- [Data listing]
:::
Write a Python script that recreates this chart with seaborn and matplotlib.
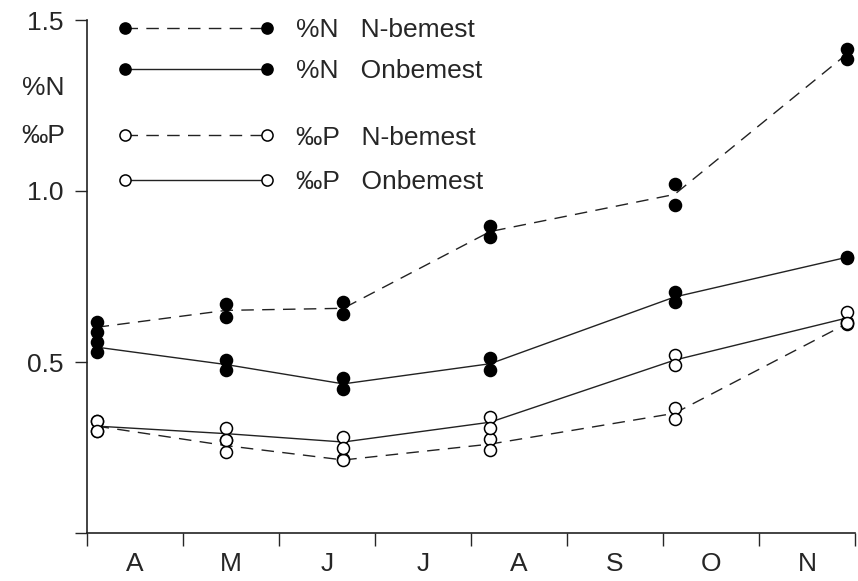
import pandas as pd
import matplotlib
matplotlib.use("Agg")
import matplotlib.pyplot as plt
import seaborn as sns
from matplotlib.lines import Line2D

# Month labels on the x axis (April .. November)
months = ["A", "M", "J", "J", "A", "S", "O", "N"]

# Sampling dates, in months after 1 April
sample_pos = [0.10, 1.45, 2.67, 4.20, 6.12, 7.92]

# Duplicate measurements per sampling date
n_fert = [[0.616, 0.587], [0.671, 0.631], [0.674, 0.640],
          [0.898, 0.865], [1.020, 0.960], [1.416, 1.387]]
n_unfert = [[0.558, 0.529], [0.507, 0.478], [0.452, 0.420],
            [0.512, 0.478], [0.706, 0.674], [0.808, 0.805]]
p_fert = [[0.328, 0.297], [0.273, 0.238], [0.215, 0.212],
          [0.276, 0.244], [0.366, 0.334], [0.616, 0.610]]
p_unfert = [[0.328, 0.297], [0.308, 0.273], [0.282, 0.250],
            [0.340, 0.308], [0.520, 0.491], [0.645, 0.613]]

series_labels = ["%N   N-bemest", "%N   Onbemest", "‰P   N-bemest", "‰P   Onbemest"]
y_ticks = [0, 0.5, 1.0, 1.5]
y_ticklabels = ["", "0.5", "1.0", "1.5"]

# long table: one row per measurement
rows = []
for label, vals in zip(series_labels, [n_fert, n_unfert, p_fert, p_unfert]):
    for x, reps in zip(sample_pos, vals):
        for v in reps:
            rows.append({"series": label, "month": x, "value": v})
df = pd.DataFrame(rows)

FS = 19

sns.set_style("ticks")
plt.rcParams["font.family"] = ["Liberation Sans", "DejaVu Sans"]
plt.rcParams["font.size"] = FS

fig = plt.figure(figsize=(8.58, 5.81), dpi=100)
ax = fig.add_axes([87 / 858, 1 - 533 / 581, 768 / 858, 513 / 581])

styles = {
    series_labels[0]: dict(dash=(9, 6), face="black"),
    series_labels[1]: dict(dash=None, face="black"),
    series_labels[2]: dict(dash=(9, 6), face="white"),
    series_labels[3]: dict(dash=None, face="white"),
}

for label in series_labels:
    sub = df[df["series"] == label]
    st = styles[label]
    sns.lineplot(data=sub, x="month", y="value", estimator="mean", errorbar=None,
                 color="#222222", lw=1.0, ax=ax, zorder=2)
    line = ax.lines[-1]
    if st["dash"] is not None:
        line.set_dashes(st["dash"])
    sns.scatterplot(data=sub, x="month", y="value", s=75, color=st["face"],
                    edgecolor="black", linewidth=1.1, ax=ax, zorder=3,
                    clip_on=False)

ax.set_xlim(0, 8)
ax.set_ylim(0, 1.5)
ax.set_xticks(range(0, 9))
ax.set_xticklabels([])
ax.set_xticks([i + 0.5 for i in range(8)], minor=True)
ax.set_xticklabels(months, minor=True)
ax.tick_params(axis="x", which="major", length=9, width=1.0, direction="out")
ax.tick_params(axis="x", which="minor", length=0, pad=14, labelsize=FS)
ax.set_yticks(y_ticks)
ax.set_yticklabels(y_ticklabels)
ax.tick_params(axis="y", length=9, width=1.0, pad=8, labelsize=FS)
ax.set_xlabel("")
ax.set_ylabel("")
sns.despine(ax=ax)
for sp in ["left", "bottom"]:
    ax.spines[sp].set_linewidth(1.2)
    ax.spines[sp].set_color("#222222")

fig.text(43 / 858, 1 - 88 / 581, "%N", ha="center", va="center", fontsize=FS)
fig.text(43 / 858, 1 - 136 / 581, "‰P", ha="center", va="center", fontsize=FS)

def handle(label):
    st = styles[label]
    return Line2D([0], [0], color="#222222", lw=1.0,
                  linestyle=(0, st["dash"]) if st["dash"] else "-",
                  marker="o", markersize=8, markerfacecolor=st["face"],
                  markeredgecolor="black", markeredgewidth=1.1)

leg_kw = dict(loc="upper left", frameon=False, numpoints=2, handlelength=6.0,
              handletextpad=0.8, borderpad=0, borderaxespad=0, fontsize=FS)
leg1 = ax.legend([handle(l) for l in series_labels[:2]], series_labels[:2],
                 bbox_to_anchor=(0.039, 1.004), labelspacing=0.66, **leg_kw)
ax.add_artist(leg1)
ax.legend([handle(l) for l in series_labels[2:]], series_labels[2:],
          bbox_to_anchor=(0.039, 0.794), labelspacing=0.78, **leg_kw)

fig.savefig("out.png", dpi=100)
:::
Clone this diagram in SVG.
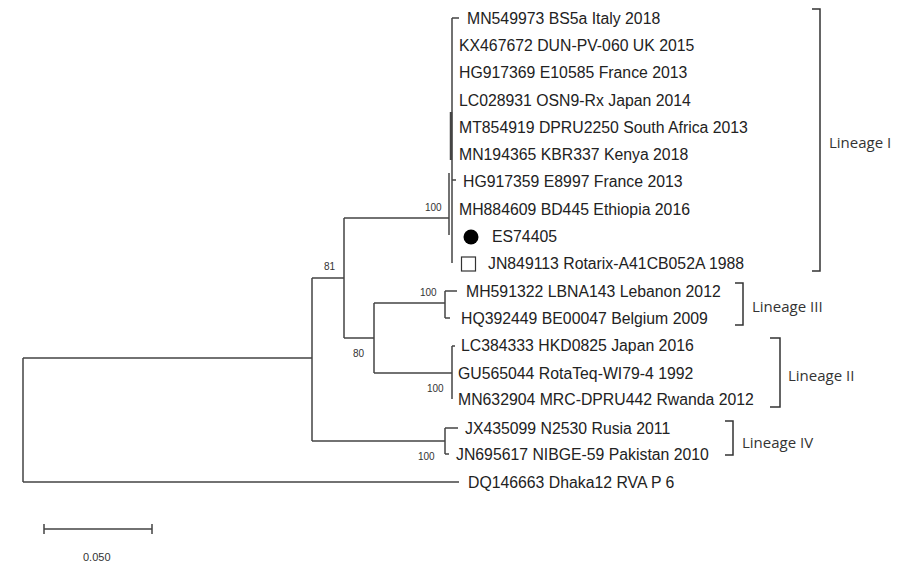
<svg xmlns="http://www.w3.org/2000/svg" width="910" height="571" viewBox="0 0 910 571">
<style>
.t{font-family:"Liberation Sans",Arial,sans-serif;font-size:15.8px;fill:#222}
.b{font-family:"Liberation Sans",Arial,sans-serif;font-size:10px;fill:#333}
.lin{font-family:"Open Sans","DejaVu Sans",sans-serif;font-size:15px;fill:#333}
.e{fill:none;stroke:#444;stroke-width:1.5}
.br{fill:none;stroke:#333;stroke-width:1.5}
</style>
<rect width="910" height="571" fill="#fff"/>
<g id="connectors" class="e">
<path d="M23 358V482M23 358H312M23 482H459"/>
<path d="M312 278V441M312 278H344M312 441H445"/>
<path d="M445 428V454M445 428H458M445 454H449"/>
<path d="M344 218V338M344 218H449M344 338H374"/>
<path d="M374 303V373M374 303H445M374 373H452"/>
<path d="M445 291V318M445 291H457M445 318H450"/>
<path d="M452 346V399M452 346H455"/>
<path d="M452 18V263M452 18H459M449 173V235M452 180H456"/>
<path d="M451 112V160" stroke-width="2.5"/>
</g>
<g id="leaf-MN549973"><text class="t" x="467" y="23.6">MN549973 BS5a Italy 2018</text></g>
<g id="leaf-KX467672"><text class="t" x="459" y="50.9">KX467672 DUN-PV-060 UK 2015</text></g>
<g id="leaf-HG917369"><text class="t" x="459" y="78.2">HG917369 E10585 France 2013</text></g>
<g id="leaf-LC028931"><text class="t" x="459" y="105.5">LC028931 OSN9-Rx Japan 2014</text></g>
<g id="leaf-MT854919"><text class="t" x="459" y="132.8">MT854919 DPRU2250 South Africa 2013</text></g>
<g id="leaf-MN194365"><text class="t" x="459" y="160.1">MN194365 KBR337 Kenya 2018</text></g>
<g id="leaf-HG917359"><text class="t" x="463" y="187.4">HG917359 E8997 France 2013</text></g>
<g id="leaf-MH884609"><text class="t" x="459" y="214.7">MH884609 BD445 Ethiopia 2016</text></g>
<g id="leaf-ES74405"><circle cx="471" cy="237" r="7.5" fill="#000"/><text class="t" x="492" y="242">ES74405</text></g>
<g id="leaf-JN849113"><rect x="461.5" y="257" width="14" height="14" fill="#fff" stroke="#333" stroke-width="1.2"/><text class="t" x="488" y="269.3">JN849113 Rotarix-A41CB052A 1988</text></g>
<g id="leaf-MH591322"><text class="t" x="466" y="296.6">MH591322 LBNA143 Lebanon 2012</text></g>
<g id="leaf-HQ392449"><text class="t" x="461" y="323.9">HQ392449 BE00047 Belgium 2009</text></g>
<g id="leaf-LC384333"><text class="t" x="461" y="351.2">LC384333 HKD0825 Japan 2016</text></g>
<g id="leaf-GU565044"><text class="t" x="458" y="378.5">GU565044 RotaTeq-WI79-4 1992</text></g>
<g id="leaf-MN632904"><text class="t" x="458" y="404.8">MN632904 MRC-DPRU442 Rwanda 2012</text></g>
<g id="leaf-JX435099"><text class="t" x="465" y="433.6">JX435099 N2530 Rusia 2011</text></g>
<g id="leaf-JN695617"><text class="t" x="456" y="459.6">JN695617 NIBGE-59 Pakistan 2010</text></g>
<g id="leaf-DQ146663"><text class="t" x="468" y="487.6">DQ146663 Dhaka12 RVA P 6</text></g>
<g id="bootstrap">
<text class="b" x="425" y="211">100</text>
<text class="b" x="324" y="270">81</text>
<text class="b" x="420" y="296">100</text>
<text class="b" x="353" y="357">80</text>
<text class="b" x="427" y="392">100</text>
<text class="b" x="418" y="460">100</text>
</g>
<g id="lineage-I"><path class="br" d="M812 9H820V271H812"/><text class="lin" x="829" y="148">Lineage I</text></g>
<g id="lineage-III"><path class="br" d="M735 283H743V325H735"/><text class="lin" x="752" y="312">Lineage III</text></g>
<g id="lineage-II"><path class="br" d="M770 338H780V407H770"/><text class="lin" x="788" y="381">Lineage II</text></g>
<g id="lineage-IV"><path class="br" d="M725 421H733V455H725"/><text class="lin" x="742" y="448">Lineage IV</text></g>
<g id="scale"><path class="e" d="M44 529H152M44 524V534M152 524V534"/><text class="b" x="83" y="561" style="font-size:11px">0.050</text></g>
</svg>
:::
- [What needs to be done]
Above are the records; copy exactly the lines from the one with "Write a Python" through the one with "[0.340, 0.308], [0.520, 0.491], [0.645, 0.613]]", including both, and nothing more. Leave out pictures.

- [Result for this exercise]
Write a Python script that recreates this chart with seaborn and matplotlib.
import pandas as pd
import matplotlib
matplotlib.use("Agg")
import matplotlib.pyplot as plt
import seaborn as sns
from matplotlib.lines import Line2D

# Month labels on the x axis (April .. November)
months = ["A", "M", "J", "J", "A", "S", "O", "N"]

# Sampling dates, in months after 1 April
sample_pos = [0.10, 1.45, 2.67, 4.20, 6.12, 7.92]

# Duplicate measurements per sampling date
n_fert = [[0.616, 0.587], [0.671, 0.631], [0.674, 0.640],
          [0.898, 0.865], [1.020, 0.960], [1.416, 1.387]]
n_unfert = [[0.558, 0.529], [0.507, 0.478], [0.452, 0.420],
            [0.512, 0.478], [0.706, 0.674], [0.808, 0.805]]
p_fert = [[0.328, 0.297], [0.273, 0.238], [0.215, 0.212],
          [0.276, 0.244], [0.366, 0.334], [0.616, 0.610]]
p_unfert = [[0.328, 0.297], [0.308, 0.273], [0.282, 0.250],
            [0.340, 0.308], [0.520, 0.491], [0.645, 0.613]]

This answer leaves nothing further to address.